(Charts and diagrams as code)
────────────────────
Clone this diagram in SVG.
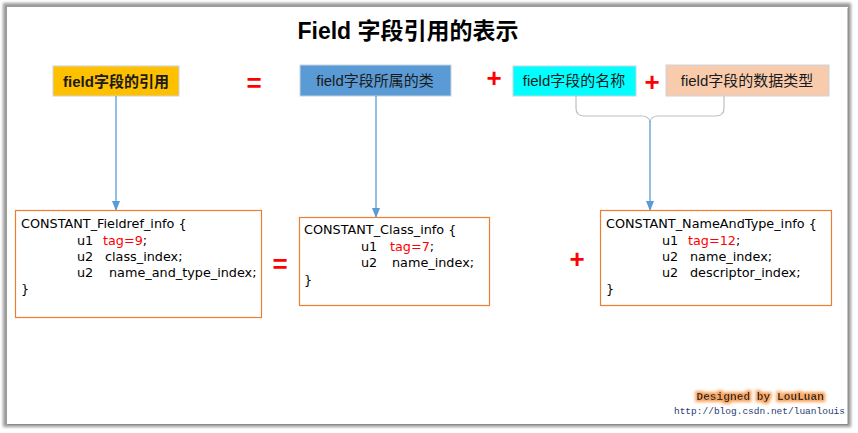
<svg xmlns="http://www.w3.org/2000/svg" width="858" height="433" viewBox="0 0 858 433">
<defs>
<filter id="sh" x="-5%" y="-5%" width="110%" height="110%"><feGaussianBlur stdDeviation="1.6"/></filter>
<filter id="glow" x="-10%" y="-40%" width="120%" height="180%">
<feMorphology in="SourceAlpha" operator="dilate" radius="2" result="d"/>
<feGaussianBlur in="d" stdDeviation="1.8" result="b"/>
<feFlood flood-color="#F9A25A"/>
<feComposite in2="b" operator="in" result="g"/>
<feMerge><feMergeNode in="g"/><feMergeNode in="SourceGraphic"/></feMerge>
</filter>
<marker id="ar" markerWidth="10" markerHeight="8" refX="9" refY="4" orient="auto" markerUnits="userSpaceOnUse">
<path d="M0,0 L10,4 L0,8 z" fill="#5B9BD5"/>
</marker>
<style>
.lbl{font-family:"Liberation Sans Narrow","Liberation Sans","Noto Sans CJK SC",sans-serif;font-size:15px;text-anchor:middle;fill:#1a1a1a}
.op{font-family:"Liberation Sans",sans-serif;font-weight:bold;font-size:26px;fill:#FF0000;text-anchor:middle}
.code{font-family:"Comic Sans MS","DejaVu Sans","Liberation Sans",sans-serif;font-size:12.8px;fill:#000}
.red{fill:#FF0000}
.cbox{fill:#fff;stroke:#ED7D31;stroke-width:1.2}
.tbox{stroke:#C9D3E0;stroke-width:1}
.conn{stroke:#5B9BD5;stroke-width:1.3;fill:none;marker-end:url(#ar)}
</style>
</defs>
<rect width="858" height="433" fill="#fff"/>
<rect x="3" y="3" width="848" height="424" fill="#9a9a9a" filter="url(#sh)"/>
<rect x="7" y="7" width="841" height="417" fill="#fff"/>
<line x1="848" y1="8" x2="848" y2="424" stroke="#8a8a8a" stroke-width="1"/>
<line x1="8" y1="424.5" x2="848" y2="424.5" stroke="#8a8a8a" stroke-width="1"/>

<text x="408" y="39" font-family="'Liberation Sans','Noto Sans CJK SC',sans-serif" font-weight="bold" font-size="23" text-anchor="middle" fill="#000">Field 字段引用的表示</text>

<g id="n-ref">
<rect class="tbox" x="53" y="66" width="126" height="30" fill="#FFC000"/>
<text class="lbl" x="116" y="87" font-weight="bold">field字段的引用</text>
</g>
<text class="op" x="254" y="92">=</text>
<g id="n-class">
<rect class="tbox" x="300" y="65" width="151" height="31" fill="#5B9BD5"/>
<text class="lbl" x="375" y="86">field字段所属的类</text>
</g>
<text class="op" x="494" y="87">+</text>
<g id="n-name">
<rect class="tbox" x="513" y="66" width="123" height="30" fill="#00FFFF"/>
<text class="lbl" x="574" y="86">field字段的名称</text>
</g>
<text class="op" x="652" y="91">+</text>
<g id="n-type">
<rect class="tbox" x="666" y="65" width="163" height="31" fill="#F8CBAD"/>
<text class="lbl" x="747" y="86">field字段的数据类型</text>
</g>
<g id="brace">
<path d="M576,96 V108 Q576,116 584,116 H642 Q649,116 650,122 Q651,116 658,116 H716 Q724,116 724,108 V96" fill="none" stroke="#BFBFBF" stroke-width="1.2"/>
</g>

<g id="connectors">
<line class="conn" x1="116" y1="96" x2="116" y2="210"/>
<line class="conn" x1="376" y1="96" x2="376" y2="217"/>
<line class="conn" x1="650" y1="121" x2="650" y2="210"/>
</g>

<g id="c-fieldref">
<rect class="cbox" x="15.5" y="210.5" width="246" height="107"/>
<text class="code" x="21" y="228">CONSTANT_Fieldref_info {</text>
<text class="code" x="77" y="245">u1<tspan class="red" x="103">tag=9</tspan>;</text>
<text class="code" x="77" y="261">u2<tspan x="105">class_index;</tspan></text>
<text class="code" x="77" y="277">u2<tspan x="109">name_and_type_index;</tspan></text>
<text class="code" x="21" y="293">}</text>
</g>
<text class="op" x="280" y="273">=</text>
<g id="c-class">
<rect class="cbox" x="299.5" y="217.5" width="190" height="88"/>
<text class="code" x="304" y="234">CONSTANT_Class_info {</text>
<text class="code" x="361" y="251">u1<tspan class="red" x="390">tag=7</tspan>;</text>
<text class="code" x="361" y="267">u2<tspan x="392">name_index;</tspan></text>
<text class="code" x="304" y="284">}</text>
</g>
<text class="op" x="577" y="268">+</text>
<g id="c-nat">
<rect class="cbox" x="600.5" y="210.5" width="231" height="95"/>
<text class="code" x="606" y="228">CONSTANT_NameAndType_info {</text>
<text class="code" x="662" y="245">u1<tspan class="red" x="688">tag=12</tspan>;</text>
<text class="code" x="662" y="261">u2<tspan x="690">name_index;</tspan></text>
<text class="code" x="662" y="277">u2<tspan x="690">descriptor_index;</tspan></text>
<text class="code" x="606" y="293">}</text>
</g>

<text x="824" y="400" font-family="'Liberation Mono',monospace" font-weight="bold" font-size="11.2" fill="#333" text-anchor="end" filter="url(#glow)">Designed by LouLuan</text>
<text x="845" y="414" font-family="'Liberation Mono',monospace" font-size="9.5" fill="#1F3B73" text-anchor="end">http://blog.csdn.net/luanlouis</text>
</svg>
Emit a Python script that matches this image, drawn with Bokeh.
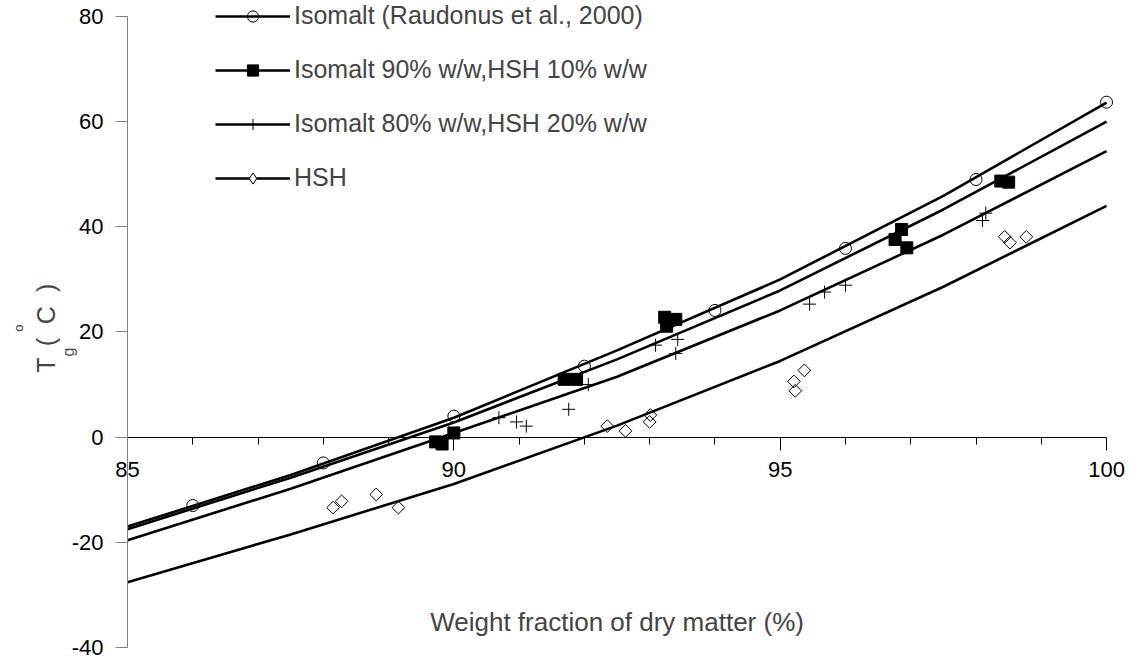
────────────────────
__Given request__
Quote the preceding records in their entirety, excluding every picture.

__Complete answer__
Clone this diagram in SVG.
<svg xmlns="http://www.w3.org/2000/svg" width="858" height="433" viewBox="0 0 858 433">
<defs>
<filter id="sh" x="-5%" y="-5%" width="110%" height="110%"><feGaussianBlur stdDeviation="1.6"/></filter>
<filter id="glow" x="-10%" y="-40%" width="120%" height="180%">
<feMorphology in="SourceAlpha" operator="dilate" radius="2" result="d"/>
<feGaussianBlur in="d" stdDeviation="1.8" result="b"/>
<feFlood flood-color="#F9A25A"/>
<feComposite in2="b" operator="in" result="g"/>
<feMerge><feMergeNode in="g"/><feMergeNode in="SourceGraphic"/></feMerge>
</filter>
<marker id="ar" markerWidth="10" markerHeight="8" refX="9" refY="4" orient="auto" markerUnits="userSpaceOnUse">
<path d="M0,0 L10,4 L0,8 z" fill="#5B9BD5"/>
</marker>
<style>
.lbl{font-family:"Liberation Sans Narrow","Liberation Sans","Noto Sans CJK SC",sans-serif;font-size:15px;text-anchor:middle;fill:#1a1a1a}
.op{font-family:"Liberation Sans",sans-serif;font-weight:bold;font-size:26px;fill:#FF0000;text-anchor:middle}
.code{font-family:"Comic Sans MS","DejaVu Sans","Liberation Sans",sans-serif;font-size:12.8px;fill:#000}
.red{fill:#FF0000}
.cbox{fill:#fff;stroke:#ED7D31;stroke-width:1.2}
.tbox{stroke:#C9D3E0;stroke-width:1}
.conn{stroke:#5B9BD5;stroke-width:1.3;fill:none;marker-end:url(#ar)}
</style>
</defs>
<rect width="858" height="433" fill="#fff"/>
<rect x="3" y="3" width="848" height="424" fill="#9a9a9a" filter="url(#sh)"/>
<rect x="7" y="7" width="841" height="417" fill="#fff"/>
<line x1="848" y1="8" x2="848" y2="424" stroke="#8a8a8a" stroke-width="1"/>
<line x1="8" y1="424.5" x2="848" y2="424.5" stroke="#8a8a8a" stroke-width="1"/>

<text x="408" y="39" font-family="'Liberation Sans','Noto Sans CJK SC',sans-serif" font-weight="bold" font-size="23" text-anchor="middle" fill="#000">Field 字段引用的表示</text>

<g id="n-ref">
<rect class="tbox" x="53" y="66" width="126" height="30" fill="#FFC000"/>
<text class="lbl" x="116" y="87" font-weight="bold">field字段的引用</text>
</g>
<text class="op" x="254" y="92">=</text>
<g id="n-class">
<rect class="tbox" x="300" y="65" width="151" height="31" fill="#5B9BD5"/>
<text class="lbl" x="375" y="86">field字段所属的类</text>
</g>
<text class="op" x="494" y="87">+</text>
<g id="n-name">
<rect class="tbox" x="513" y="66" width="123" height="30" fill="#00FFFF"/>
<text class="lbl" x="574" y="86">field字段的名称</text>
</g>
<text class="op" x="652" y="91">+</text>
<g id="n-type">
<rect class="tbox" x="666" y="65" width="163" height="31" fill="#F8CBAD"/>
<text class="lbl" x="747" y="86">field字段的数据类型</text>
</g>
<g id="brace">
<path d="M576,96 V108 Q576,116 584,116 H642 Q649,116 650,122 Q651,116 658,116 H716 Q724,116 724,108 V96" fill="none" stroke="#BFBFBF" stroke-width="1.2"/>
</g>

<g id="connectors">
<line class="conn" x1="116" y1="96" x2="116" y2="210"/>
<line class="conn" x1="376" y1="96" x2="376" y2="217"/>
<line class="conn" x1="650" y1="121" x2="650" y2="210"/>
</g>

<g id="c-fieldref">
<rect class="cbox" x="15.5" y="210.5" width="246" height="107"/>
<text class="code" x="21" y="228">CONSTANT_Fieldref_info {</text>
<text class="code" x="77" y="245">u1<tspan class="red" x="103">tag=9</tspan>;</text>
<text class="code" x="77" y="261">u2<tspan x="105">class_index;</tspan></text>
<text class="code" x="77" y="277">u2<tspan x="109">name_and_type_index;</tspan></text>
<text class="code" x="21" y="293">}</text>
</g>
<text class="op" x="280" y="273">=</text>
<g id="c-class">
<rect class="cbox" x="299.5" y="217.5" width="190" height="88"/>
<text class="code" x="304" y="234">CONSTANT_Class_info {</text>
<text class="code" x="361" y="251">u1<tspan class="red" x="390">tag=7</tspan>;</text>
<text class="code" x="361" y="267">u2<tspan x="392">name_index;</tspan></text>
<text class="code" x="304" y="284">}</text>
</g>
<text class="op" x="577" y="268">+</text>
<g id="c-nat">
<rect class="cbox" x="600.5" y="210.5" width="231" height="95"/>
<text class="code" x="606" y="228">CONSTANT_NameAndType_info {</text>
<text class="code" x="662" y="245">u1<tspan class="red" x="688">tag=12</tspan>;</text>
<text class="code" x="662" y="261">u2<tspan x="690">name_index;</tspan></text>
<text class="code" x="662" y="277">u2<tspan x="690">descriptor_index;</tspan></text>
<text class="code" x="606" y="293">}</text>
</g>

<text x="824" y="400" font-family="'Liberation Mono',monospace" font-weight="bold" font-size="11.2" fill="#333" text-anchor="end" filter="url(#glow)">Designed by LouLuan</text>
<text x="845" y="414" font-family="'Liberation Mono',monospace" font-size="9.5" fill="#1F3B73" text-anchor="end">http://blog.csdn.net/luanlouis</text>
</svg>
Emit a Python script that matches this image, drawn with Bokeh.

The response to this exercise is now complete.